Jackson went on to achieve a Ph.D. in physical oceanography from a joint program between the Massachusetts Institute of Technology and the Woods Hole Oceanographic Institution on Cape Cod, followed by a postdoctoral fellowship from the National Oceanic and Atmospheric Administration.

No longer a student, Jackson now enjoys academic life from the teaching perspective as well.

“Being a professor is sort of a unique opportunity to both teach and do research,” she said. “You also get to teach through research sometimes by bringing students into your research group.”

For those not ready to take to the polar seas, Jackson’s two brand new course offerings in the spring, Physical Oceanography and The Cryosphere, offer opportunities to learn about ice and the oceans. Neither class has ever been taught at Tufts, and will count towards a new Climate Science major which will soon be available to undergraduates.

Jackson recommends the courses for students across any science or engineering disciplines.

“It’s such an exciting way to basically take some of the math and physics that many science majors have been learning and really apply it to a real-world, exciting, interesting system, which is the ocean,” she said.  

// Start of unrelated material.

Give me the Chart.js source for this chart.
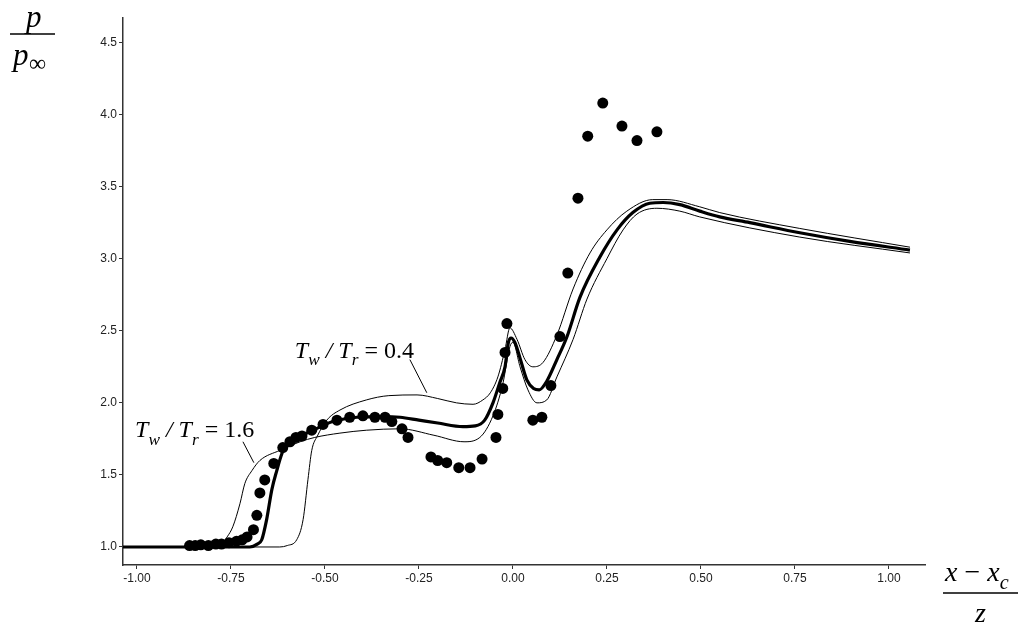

Despite the challenges of balancing a full schedule of research, parenting two toddlers and teaching, Jackson has enjoyed her time at Tufts so far.

“I’ve been really impressed with how engaged and enthusiastic the Tufts student body is,” she said. “I love being on campus, it’s a beautiful campus. It’s nice to be back in my hometown area.”

But as Jackson settles into life at Tufts, she already has her eyes on the future. In fact, Jackson is looking for undergraduates to join her research team, and will be returning to both Alaska and Greenland next summer to continue her work gathering data that scientists will hopefully be able to use to protect our planet.

“The sea level rise that we’re going to see in the coming decades and centuries is going to be a result of what we choose to do right now,” Jackson said. “We really have agency to do better and to change our course.”